In our transition from LV2 to LV2.3, we've moved from S to C band for our telemetry because it's Just Better Up Here - we get smaller antennas, and less noise. More importantly, it gets our amateur TV out of the L band and into the now vacant S band, reducing interference with the also L band GPS. In the amateur radio world, running 802.11x in the amateur radio regulations (FCC Part 97) is called High-speed multimedia radio (HSMM).
- Should be USB-based.
- Should support a knon C-band standard, e.g. 802.11a.
- Should have soft MAC or other features which would allow us to customize how the radio behaves.
- Should be small and cheap, with an external antenna connector.
- Should support ad-hoc mode.
- Must be supported in the Linux kernel, or have a communication interface supported by Linux.
We're currently using the Alfa Network 802.11a/b/g/n/ long-range wieless USB adapter model AWUS051NH which seems to work great.
iwlist, the adapter supports the following channels:
**Channel 36 : 5.18 GHz** Channel 40 : 5.2 GHz Channel 44 : 5.22 GHz Channel 48 : 5.24 GHz Channel 52 : 5.26 GHz Channel 56 : 5.28 GHz Channel 60 : 5.3 GHz Channel 64 : 5.32 GHz Channel 149 : 5.745 GHz Channel 153 : 5.765 GHz Channel 157 : 5.785 GHz Channel 161 : 5.805 GHz Channel 165 : 5.825 GHz
The adapter literature claims it supports 5.15GHz to 5.35GHz and 5.725GHz to 5.825GHz. That's good, except the high end ought to be a bit higher, like 5.83 GHz to really run in channel 165. Huh.

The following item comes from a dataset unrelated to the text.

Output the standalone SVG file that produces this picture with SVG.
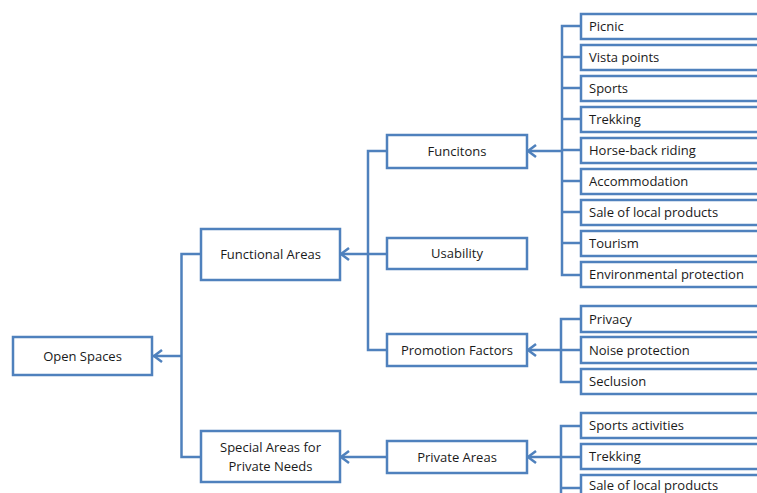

If possible, we'd like to aim dead set in the middle of one of those two bands, so we have room to move up or down in order to match whatever our actual cylindrical patch antenna center point ends up being. And of course, we like higher frequencies, so maybe aim for channel 157 (5.785 GHz)? Although the higher band has a ± 40 MHz range while the lower channel has a ± 60 MHz range.
After testing the CPA, we found a sweet spot nearest channel 36.
- Must support (1,3,5) watt output (see the link budget page)
- Must be small enough to fit in the rocket
- Should have decent locking connectors, like SMAs.
- Must have a (3.3,5,12) V power input
We use the the RF LINX Corporation's now obsolete "ANTENNAFIER 4900-5800 CA SERIES" power amplifier. It has:
- 32dBm peak TX amplifier (1.5 W) and a 10 +/- 2.5 dBm RX amplifer with a not-so-great 2.5 dB noise figure.
- It takes 12V +/- 5% @ 250 mA (max)
- It's a very compact and hackable little PA, so it works nicely in one of our RF side chambers in the avionics system.